- [Task goal] Quote the whole listing word for word. Do not include the pictures.

- [Supplied data]
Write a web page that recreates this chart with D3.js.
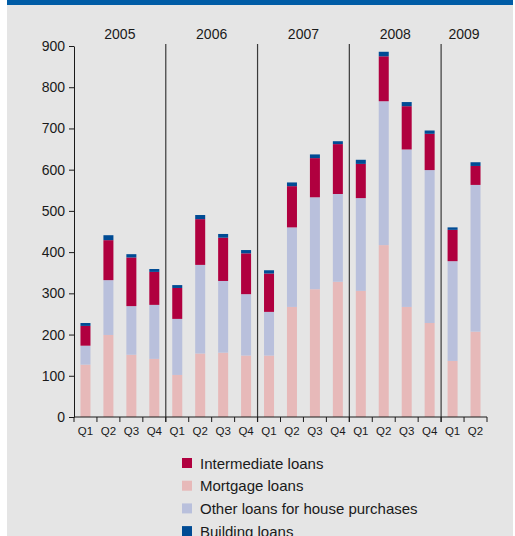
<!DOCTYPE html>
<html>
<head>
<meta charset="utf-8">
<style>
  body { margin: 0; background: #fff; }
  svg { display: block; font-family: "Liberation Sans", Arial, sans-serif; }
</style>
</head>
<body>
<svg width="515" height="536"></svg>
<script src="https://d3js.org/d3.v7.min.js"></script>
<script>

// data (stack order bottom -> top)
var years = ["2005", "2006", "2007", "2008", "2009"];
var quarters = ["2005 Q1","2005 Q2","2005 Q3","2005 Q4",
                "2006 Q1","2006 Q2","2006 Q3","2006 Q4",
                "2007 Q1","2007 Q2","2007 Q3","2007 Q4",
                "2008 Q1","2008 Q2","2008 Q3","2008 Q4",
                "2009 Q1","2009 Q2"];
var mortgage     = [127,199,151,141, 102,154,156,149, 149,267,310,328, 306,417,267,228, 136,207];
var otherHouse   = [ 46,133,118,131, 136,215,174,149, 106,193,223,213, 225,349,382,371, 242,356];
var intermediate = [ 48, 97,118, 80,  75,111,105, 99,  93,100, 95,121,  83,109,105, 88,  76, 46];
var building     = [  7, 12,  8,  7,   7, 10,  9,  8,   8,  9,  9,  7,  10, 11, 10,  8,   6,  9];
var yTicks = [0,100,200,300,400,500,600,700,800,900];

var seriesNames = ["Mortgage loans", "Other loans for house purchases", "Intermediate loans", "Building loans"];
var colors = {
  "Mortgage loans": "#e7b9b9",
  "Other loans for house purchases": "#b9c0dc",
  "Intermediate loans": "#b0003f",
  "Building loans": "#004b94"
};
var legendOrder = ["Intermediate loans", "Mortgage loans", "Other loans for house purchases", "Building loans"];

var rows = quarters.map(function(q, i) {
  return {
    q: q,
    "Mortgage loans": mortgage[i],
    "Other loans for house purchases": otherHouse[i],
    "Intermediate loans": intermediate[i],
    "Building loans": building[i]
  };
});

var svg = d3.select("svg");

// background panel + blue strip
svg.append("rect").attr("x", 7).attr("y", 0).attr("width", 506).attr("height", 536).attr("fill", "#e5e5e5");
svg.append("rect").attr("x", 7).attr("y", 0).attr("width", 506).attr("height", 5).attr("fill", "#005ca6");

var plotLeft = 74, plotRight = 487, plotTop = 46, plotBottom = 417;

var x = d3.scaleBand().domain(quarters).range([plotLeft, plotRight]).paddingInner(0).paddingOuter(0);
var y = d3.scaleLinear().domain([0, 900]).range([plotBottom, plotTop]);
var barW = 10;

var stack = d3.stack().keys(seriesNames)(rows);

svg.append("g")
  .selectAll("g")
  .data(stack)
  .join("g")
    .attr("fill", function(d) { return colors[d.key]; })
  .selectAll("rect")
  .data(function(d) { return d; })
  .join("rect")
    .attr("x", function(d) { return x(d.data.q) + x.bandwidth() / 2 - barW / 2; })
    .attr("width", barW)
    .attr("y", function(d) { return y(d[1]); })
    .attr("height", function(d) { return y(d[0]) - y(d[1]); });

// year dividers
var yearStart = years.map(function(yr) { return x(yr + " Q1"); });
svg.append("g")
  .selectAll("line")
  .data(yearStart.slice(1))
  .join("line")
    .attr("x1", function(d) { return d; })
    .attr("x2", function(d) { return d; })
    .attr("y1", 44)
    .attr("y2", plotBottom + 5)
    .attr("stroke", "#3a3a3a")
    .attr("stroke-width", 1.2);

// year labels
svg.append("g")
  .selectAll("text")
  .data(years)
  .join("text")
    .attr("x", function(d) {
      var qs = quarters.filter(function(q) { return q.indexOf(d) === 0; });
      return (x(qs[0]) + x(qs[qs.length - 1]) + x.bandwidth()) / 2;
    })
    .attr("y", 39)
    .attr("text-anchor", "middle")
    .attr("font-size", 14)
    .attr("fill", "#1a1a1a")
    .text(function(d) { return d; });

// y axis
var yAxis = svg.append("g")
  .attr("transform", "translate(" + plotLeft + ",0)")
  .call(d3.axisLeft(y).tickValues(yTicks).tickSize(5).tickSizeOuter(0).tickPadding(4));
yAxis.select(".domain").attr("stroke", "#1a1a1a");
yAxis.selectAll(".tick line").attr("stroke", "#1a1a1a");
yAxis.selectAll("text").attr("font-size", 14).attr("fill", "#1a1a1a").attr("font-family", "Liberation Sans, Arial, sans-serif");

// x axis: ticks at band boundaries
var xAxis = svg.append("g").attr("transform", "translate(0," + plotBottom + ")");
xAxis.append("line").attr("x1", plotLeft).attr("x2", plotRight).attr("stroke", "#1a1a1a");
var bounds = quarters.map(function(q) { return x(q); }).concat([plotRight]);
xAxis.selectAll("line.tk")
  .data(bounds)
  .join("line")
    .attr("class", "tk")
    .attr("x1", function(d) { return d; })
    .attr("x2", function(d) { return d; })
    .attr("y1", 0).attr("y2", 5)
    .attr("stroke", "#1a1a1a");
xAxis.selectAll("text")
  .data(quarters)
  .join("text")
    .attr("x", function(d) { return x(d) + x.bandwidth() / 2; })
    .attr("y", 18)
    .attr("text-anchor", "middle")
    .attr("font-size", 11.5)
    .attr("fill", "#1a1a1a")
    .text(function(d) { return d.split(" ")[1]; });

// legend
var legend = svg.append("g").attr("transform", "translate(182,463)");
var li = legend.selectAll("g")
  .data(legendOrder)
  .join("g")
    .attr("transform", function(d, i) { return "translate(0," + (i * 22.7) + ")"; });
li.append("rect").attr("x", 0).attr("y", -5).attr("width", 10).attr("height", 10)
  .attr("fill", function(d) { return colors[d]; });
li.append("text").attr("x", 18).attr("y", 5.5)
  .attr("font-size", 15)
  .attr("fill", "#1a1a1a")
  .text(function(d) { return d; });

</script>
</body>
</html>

- [Expected answer]
Write a web page that recreates this chart with D3.js.
<!DOCTYPE html>
<html>
<head>
<meta charset="utf-8">
<style>
  body { margin: 0; background: #fff; }
  svg { display: block; font-family: "Liberation Sans", Arial, sans-serif; }
</style>
</head>
<body>
<svg width="515" height="536"></svg>
<script src="https://d3js.org/d3.v7.min.js"></script>
<script>

// data (stack order bottom -> top)
var years = ["2005", "2006", "2007", "2008", "2009"];
var quarters = ["2005 Q1","2005 Q2","2005 Q3","2005 Q4",
                "2006 Q1","2006 Q2","2006 Q3","2006 Q4",
                "2007 Q1","2007 Q2","2007 Q3","2007 Q4",
                "2008 Q1","2008 Q2","2008 Q3","2008 Q4",
                "2009 Q1","2009 Q2"];
var mortgage     = [127,199,151,141, 102,154,156,149, 149,267,310,328, 306,417,267,228, 136,207];
var otherHouse   = [ 46,133,118,131, 136,215,174,149, 106,193,223,213, 225,349,382,371, 242,356];
var intermediate = [ 48, 97,118, 80,  75,111,105, 99,  93,100, 95,121,  83,109,105, 88,  76, 46];
var building     = [  7, 12,  8,  7,   7, 10,  9,  8,   8,  9,  9,  7,  10, 11, 10,  8,   6,  9];
var yTicks = [0,100,200,300,400,500,600,700,800,900];

var seriesNames = ["Mortgage loans", "Other loans for house purchases", "Intermediate loans", "Building loans"];
var colors = {
  "Mortgage loans": "#e7b9b9",
  "Other loans for house purchases": "#b9c0dc",
  "Intermediate loans": "#b0003f",
  "Building loans": "#004b94"
};
var legendOrder = ["Intermediate loans", "Mortgage loans", "Other loans for house purchases", "Building loans"];

var rows = quarters.map(function(q, i) {
  return {
    q: q,
    "Mortgage loans": mortgage[i],
    "Other loans for house purchases": otherHouse[i],
    "Intermediate loans": intermediate[i],
    "Building loans": building[i]
  };
});

var svg = d3.select("svg");

// background panel + blue strip
svg.append("rect").attr("x", 7).attr("y", 0).attr("width", 506).attr("height", 536).attr("fill", "#e5e5e5");
svg.append("rect").attr("x", 7).attr("y", 0).attr("width", 506).attr("height", 5).attr("fill", "#005ca6");

var plotLeft = 74, plotRight = 487, plotTop = 46, plotBottom = 417;

var x = d3.scaleBand().domain(quarters).range([plotLeft, plotRight]).paddingInner(0).paddingOuter(0);
var y = d3.scaleLinear().domain([0, 900]).range([plotBottom, plotTop]);
var barW = 10;

var stack = d3.stack().keys(seriesNames)(rows);

svg.append("g")
  .selectAll("g")
  .data(stack)
  .join("g")
    .attr("fill", function(d) { return colors[d.key]; })
  .selectAll("rect")
  .data(function(d) { return d; })
  .join("rect")
    .attr("x", function(d) { return x(d.data.q) + x.bandwidth() / 2 - barW / 2; })
    .attr("width", barW)
    .attr("y", function(d) { return y(d[1]); })
    .attr("height", function(d) { return y(d[0]) - y(d[1]); });

// year dividers
var yearStart = years.map(function(yr) { return x(yr + " Q1"); });
svg.append("g")
  .selectAll("line")
  .data(yearStart.slice(1))
  .join("line")
    .attr("x1", function(d) { return d; })
    .attr("x2", function(d) { return d; })
    .attr("y1", 44)
    .attr("y2", plotBottom + 5)
    .attr("stroke", "#3a3a3a")
    .attr("stroke-width", 1.2);

// year labels
svg.append("g")
  .selectAll("text")
  .data(years)
  .join("text")
    .attr("x", function(d) {
      var qs = quarters.filter(function(q) { return q.indexOf(d) === 0; });
      return (x(qs[0]) + x(qs[qs.length - 1]) + x.bandwidth()) / 2;
    })
    .attr("y", 39)
    .attr("text-anchor", "middle")
    .attr("font-size", 14)
    .attr("fill", "#1a1a1a")
    .text(function(d) { return d; });

// y axis
var yAxis = svg.append("g")
  .attr("transform", "translate(" + plotLeft + ",0)")
  .call(d3.axisLeft(y).tickValues(yTicks).tickSize(5).tickSizeOuter(0).tickPadding(4));
yAxis.select(".domain").attr("stroke", "#1a1a1a");
yAxis.selectAll(".tick line").attr("stroke", "#1a1a1a");
yAxis.selectAll("text").attr("font-size", 14).attr("fill", "#1a1a1a").attr("font-family", "Liberation Sans, Arial, sans-serif");

// x axis: ticks at band boundaries
var xAxis = svg.append("g").attr("transform", "translate(0," + plotBottom + ")");
xAxis.append("line").attr("x1", plotLeft).attr("x2", plotRight).attr("stroke", "#1a1a1a");
var bounds = quarters.map(function(q) { return x(q); }).concat([plotRight]);
xAxis.selectAll("line.tk")
  .data(bounds)
  .join("line")
    .attr("class", "tk")
    .attr("x1", function(d) { return d; })
    .attr("x2", function(d) { return d; })
    .attr("y1", 0).attr("y2", 5)
    .attr("stroke", "#1a1a1a");
xAxis.selectAll("text")
  .data(quarters)
  .join("text")
    .attr("x", function(d) { return x(d) + x.bandwidth() / 2; })
    .attr("y", 18)
    .attr("text-anchor", "middle")
    .attr("font-size", 11.5)
    .attr("fill", "#1a1a1a")
    .text(function(d) { return d.split(" ")[1]; });

// legend
var legend = svg.append("g").attr("transform", "translate(182,463)");
var li = legend.selectAll("g")
  .data(legendOrder)
  .join("g")
    .attr("transform", function(d, i) { return "translate(0," + (i * 22.7) + ")"; });
li.append("rect").attr("x", 0).attr("y", -5).attr("width", 10).attr("height", 10)
  .attr("fill", function(d) { return colors[d]; });
li.append("text").attr("x", 18).attr("y", 5.5)
  .attr("font-size", 15)
  .attr("fill", "#1a1a1a")
  .text(function(d) { return d; });

</script>
</body>
</html>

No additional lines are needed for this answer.